Raven has finished reading DEBATABLE SPACE and has agreed to guest blog about it here. First, for some context, here's the blurb:
Flanagan (who is, for want of a better word, a pirate) has a plan. It seems relatively simple: kidnap Lena, the Cheo's daughter, demand a vast ransom for her safe return, sit back and wait.
Only the Cheo, despotic ruler of the known universe, isn't playing ball. Flanagan and his crew have seen this before, of course, but since they've learned a few tricks from the bad old days and since they know something about Lena that should make the plan foolproof, the Cheo's defiance is a major setback. It is a situation that calls for extreme measures.
Luckily, Flanagan has considerable experience in this area . . .
Now, here is Raven's review.
I had mixed feelings about Philip Palmer's scifi novel DEBATABLE SPACE, which I finished last week. On the one hand, Palmer created a very detailed world - no, a very detailed universe, and I thought he did an amazing job with the political and social structure. As our society advances, I could conceivably see it developing in the directions he chose. I also liked the fact that his universe wasn't entirely Anglo, although many of the main characters were. And I was pleased because he carefully avoided one of my pet peeves in scifi: there were no computers or robots that came to life. Those always break my suspension of disbelief. But Palmer's speaking computer repeatedly reminds the person it's speaking to that it has been programmed to behave the way it does. In terms of robots, I loved what Palmer came up with: Doppelganger Robots, remotely controlled from elsewhere. You get all the power and invincibility of a machine, but a human is controlling it. These robots are also set up with sensors so the controlling human can virtually experience whatever the robot is doing. Naturally, this leads to abuses at times, but I won't spoil anything by going into detail.
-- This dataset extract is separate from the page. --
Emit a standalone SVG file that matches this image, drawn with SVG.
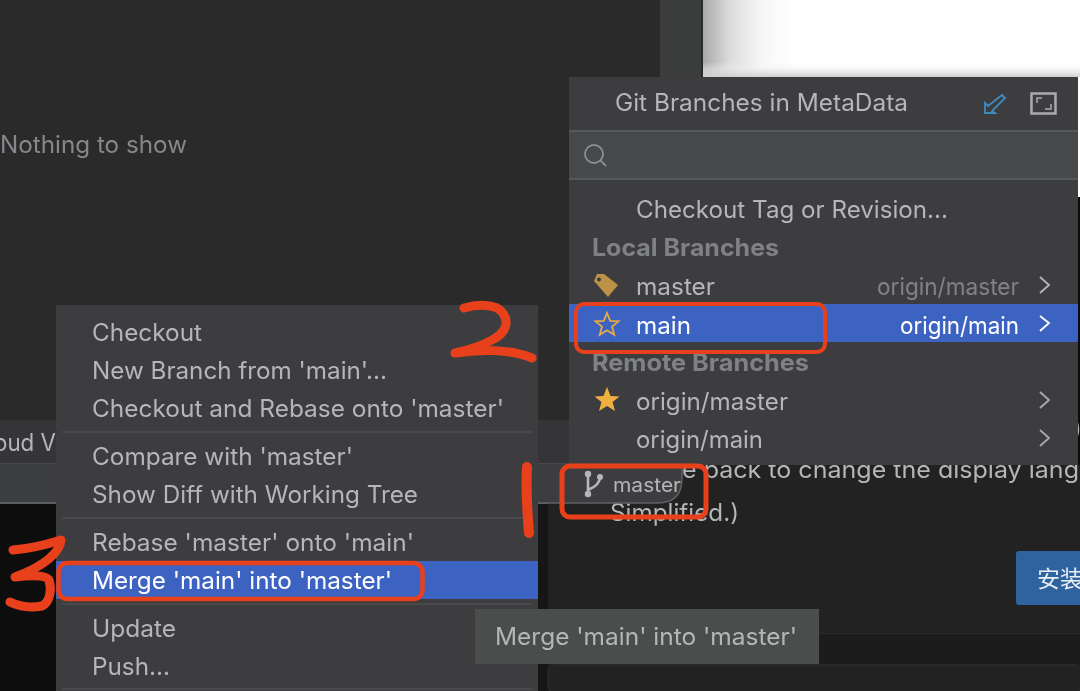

I had no problems with the story. The main issue I had was with the characters, because I simply couldn't get connected to some of them emotionally. It's not that they weren't well developed, it's just that I didn't connect. I'm not entirely sure why not, because Palmer does a great job of putting the reader inside the heads of the various characters. He switches viewpoints a lot, but it's not confusing. When we're in their heads, we basically get a stream-of-consciousness flow of thoughts using each character's individual syntax and way of thinking. That was fine. I liked it. I think the problem for me may have been that Lena, the main character, wasn't very likable.
I'm all about antiheroes, but I couldn't find enough redeeming qualities in Lena. However, I think she's the kind of character other people might really enjoy: rounded, individual, well developed even if she's not likable. So I can't say Palmer did a bad job with her. It's just that she didn't work for me.
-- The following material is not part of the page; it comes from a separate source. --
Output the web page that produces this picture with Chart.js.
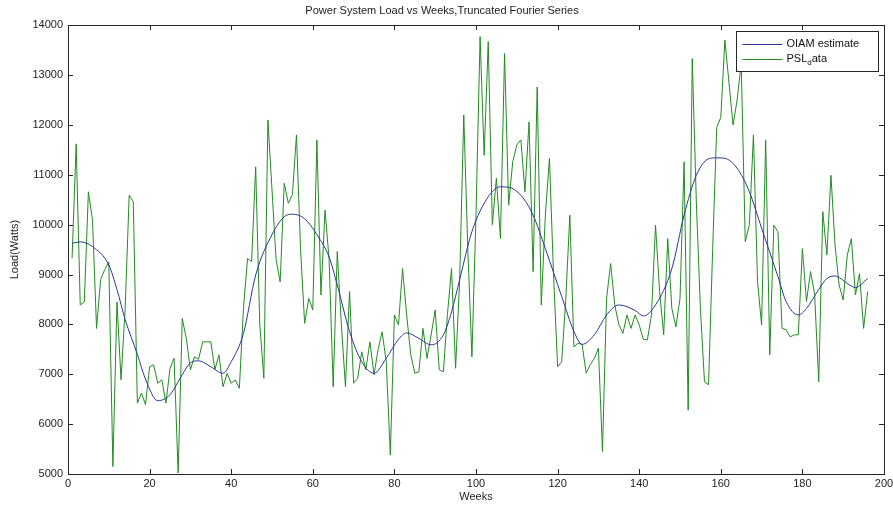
<!DOCTYPE html>
<html>
<head>
<meta charset="utf-8">
<script src="https://cdn.jsdelivr.net/npm/chart.js@4"></script>
<style>
  html, body { margin: 0; padding: 0; background: #fff; }
  #wrap { width: 893px; height: 506px; }
</style>
</head>
<body>
<div id="wrap"><canvas id="loadChart" width="893" height="506"></canvas></div>
<script>
// PSL data, one value per week (weeks 1..196)
const pslLoad = [
  9330, 11620, 8390, 8450, 10660, 10100, 7920, 8900, 9100, 9250,
  5150, 8450, 6890, 8300, 10590, 10460, 6420, 6620, 6390, 7150,
  7190, 6820, 6890, 6420, 7120, 7320, 5020, 8120, 7720, 7090,
  7350, 7300, 7650, 7650, 7650, 7090, 7390, 6750, 7020, 6820,
  6890, 6720, 8320, 9320, 9260, 11160, 8000, 6920, 12100, 10700,
  9300, 8850, 10830, 10430, 10600, 11800, 9500, 8020, 8520, 8290,
  11700, 8590, 10290, 9300, 6750, 9460, 8000, 6750, 8660, 6820,
  6920, 7450, 7090, 7650, 6990, 7500, 7850, 7250, 5380, 8190,
  7990, 9120, 8190, 7400, 7020, 7050, 7920, 7320, 7790, 8290,
  7090, 7050, 8200, 9120, 7120, 8900, 12200, 9500, 7350, 10200,
  13770, 11390, 13670, 10000, 10930, 9720, 13430, 10390, 11260, 11600,
  11700, 10660, 12060, 9060, 12760, 8390, 10190, 11330, 9000, 7150,
  7250, 8500, 10190, 7550, 7620, 7600, 7020, 7190, 7320, 7520,
  5450, 8520, 9220, 8390, 8000, 7820, 8190, 7920, 8190, 7990,
  7700, 7690, 8190, 9990, 8660, 7790, 9720, 8320, 7950, 8520,
  11260, 6280, 13330, 10460, 8320, 6850, 6790, 9500, 11950, 12150,
  13700, 12850, 12000, 12500, 13230, 9660, 10000, 11800, 8860, 7990,
  11700, 7390, 9990, 9860, 7920, 7890, 7750, 7790, 7790, 9520,
  8460, 9060, 8600, 6850, 10260, 9390, 10990, 9590, 8790, 8490,
  9390, 9720, 8590, 9020, 7920, 8660
];
const pslWeeks = pslLoad.map((v, i) => i + 1);

// OIAM estimate
const fitWeeks = [1, 3, 6, 10, 12, 14, 17, 19, 22, 25, 28, 30, 32, 35, 38, 40, 43, 46, 50, 53,
  55, 58, 61, 64, 66, 69, 72, 75, 78, 81, 83, 86, 89, 92, 94, 96, 99, 103, 106, 108,
  111, 114, 117, 121, 124, 126, 129, 132, 135, 139, 141, 144, 148, 151, 154, 157, 159, 161, 164, 167,
  170, 174, 176, 179, 181, 184, 186, 188, 191, 193, 196];
const fitLoad = [9625, 9655, 9560, 9190, 8700, 8100, 7400, 6900, 6470, 6590, 6990, 7230, 7270, 7150, 7020, 7250, 7820, 8990, 9800, 10160,
  10210, 10120, 9800, 9350, 8790, 7860, 7250, 7020, 7320, 7700, 7830, 7720, 7590, 7790, 8250, 8900, 9860, 10560, 10760, 10750,
  10590, 10190, 9520, 8560, 7860, 7600, 7790, 8190, 8390, 8280, 8170, 8390, 9120, 10190, 10990, 11320, 11340, 11330, 11130, 10660,
  9930, 8960, 8460, 8190, 8320, 8700, 8920, 8970, 8820, 8740, 8920];

const xTicks = [0, 20, 40, 60, 80, 100, 120, 140, 160, 180, 200];
const yTicks = [5000, 6000, 7000, 8000, 9000, 10000, 11000, 12000, 13000, 14000];

const blueLine = '#2b3596';
const greenLine = '#248a24';
const axisColor = '#262626';
const fontFamily = "'Liberation Sans', Arial, sans-serif";

// box + inward ticks on all four sides, MATLAB style
const boxPlugin = {
  id: 'matlabBox',
  afterDraw(chart) {
    const { ctx, chartArea: a, scales } = chart;
    ctx.save();
    ctx.strokeStyle = axisColor;
    ctx.lineWidth = 1;
    ctx.strokeRect(Math.round(a.left) + 0.5, Math.round(a.top) + 0.5,
      Math.round(a.right - a.left), Math.round(a.bottom - a.top));
    ctx.beginPath();
    xTicks.forEach(t => {
      const px = Math.round(scales.x.getPixelForValue(t)) + 0.5;
      ctx.moveTo(px, a.bottom); ctx.lineTo(px, a.bottom - 5);
      ctx.moveTo(px, a.top); ctx.lineTo(px, a.top + 5);
    });
    yTicks.forEach(t => {
      const py = Math.round(scales.y.getPixelForValue(t)) + 0.5;
      ctx.moveTo(a.left, py); ctx.lineTo(a.left + 5, py);
      ctx.moveTo(a.right, py); ctx.lineTo(a.right - 5, py);
    });
    ctx.stroke();

    // legend box inside the plot, top right
    const bx = Math.round(a.right - 148) + 0.5;
    const by = Math.round(a.top + 6) + 0.5;
    const bw = 142, bh = 40;
    ctx.fillStyle = '#fff';
    ctx.fillRect(bx, by, bw, bh);
    ctx.strokeRect(bx, by, bw, bh);
    const rows = [
      { color: blueLine, y: by + 12 },
      { color: greenLine, y: by + 27 }
    ];
    rows.forEach(r => {
      ctx.strokeStyle = r.color;
      ctx.beginPath();
      ctx.moveTo(bx + 6, Math.round(r.y) + 0.5);
      ctx.lineTo(bx + 46, Math.round(r.y) + 0.5);
      ctx.stroke();
    });
    ctx.fillStyle = '#111';
    ctx.textBaseline = 'middle';
    ctx.font = '11px ' + fontFamily;
    const tx = bx + 50;
    ctx.fillText('OIAM estimate', tx, rows[0].y);
    ctx.fillText('PSL', tx, rows[1].y);
    const w1 = ctx.measureText('PSL').width;
    ctx.font = '8px ' + fontFamily;
    ctx.fillText('d', tx + w1, rows[1].y + 4);
    const w2 = ctx.measureText('d').width;
    ctx.font = '11px ' + fontFamily;
    ctx.fillText('ata', tx + w1 + w2, rows[1].y);
    ctx.restore();
  }
};

const ctxLoad = document.getElementById('loadChart').getContext('2d');
const loadChart = new Chart(ctxLoad, {
  type: 'line',
  data: {
    datasets: [
      {
        label: 'PSL data',
        data: pslLoad.map((v, i) => ({ x: pslWeeks[i], y: v })),
        borderColor: greenLine,
        borderWidth: 1,
        pointRadius: 0,
        tension: 0,
        fill: false,
        order: 2
      },
      {
        label: 'OIAM estimate',
        data: fitLoad.map((v, i) => ({ x: fitWeeks[i], y: v })),
        borderColor: blueLine,
        borderWidth: 1,
        pointRadius: 0,
        cubicInterpolationMode: 'monotone',
        fill: false,
        order: 1
      }
    ]
  },
  options: {
    responsive: false,
    animation: false,
    layout: { padding: { left: 0, right: 9, top: 0, bottom: 0 } },
    scales: {
      x: {
        type: 'linear',
        min: 0,
        max: 200,
        afterBuildTicks: s => { s.ticks = xTicks.map(v => ({ value: v })); },
        afterFit: s => { s.height = 32; s.paddingRight = 0; s.paddingLeft = 0; },
        grid: { display: false, drawTicks: false },
        border: { display: false },
        ticks: {
          color: '#222',
          padding: 3,
          maxRotation: 0,
          callback: v => String(v),
          font: { size: 11, family: fontFamily }
        },
        title: {
          display: true,
          text: 'Weeks',
          color: '#222',
          padding: { top: 0, bottom: 2 },
          font: { size: 11, family: fontFamily }
        }
      },
      y: {
        min: 5000,
        max: 14000,
        afterBuildTicks: s => { s.ticks = yTicks.map(v => ({ value: v })); },
        afterFit: s => { s.width = 68; },
        grid: { display: false, drawTicks: false },
        border: { display: false },
        ticks: {
          color: '#222',
          padding: 5,
          callback: v => String(v),
          font: { size: 11, family: fontFamily }
        },
        title: {
          display: true,
          text: 'Load(Watts)',
          color: '#222',
          padding: { top: 8, bottom: 0 },
          font: { size: 11, family: fontFamily }
        }
      }
    },
    plugins: {
      title: {
        display: true,
        text: 'Power System Load vs Weeks,Truncated Fourier Series',
        color: '#222',
        font: { size: 11, weight: 'normal', family: fontFamily },
        padding: { top: 4, bottom: 8 }
      },
      legend: { display: false },
      tooltip: { enabled: false }
    }
  },
  plugins: [boxPlugin]
});
</script>
</body>
</html>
I did like most of the other characters. My favorite was Alby, a flame beast who basically looks like a pillar of fire. He was so unusual that I couldn't help finding him fascinating, and Palmer conveyed his alienness very well. Alby can never really understand humankind (and vice versa), but he's trying.
Overall, I think DEBATABLE SPACE is a good book, even if it didn't completely work for me. The reasons it didn't work for me were personal and had nothing to do with the quality of the writing.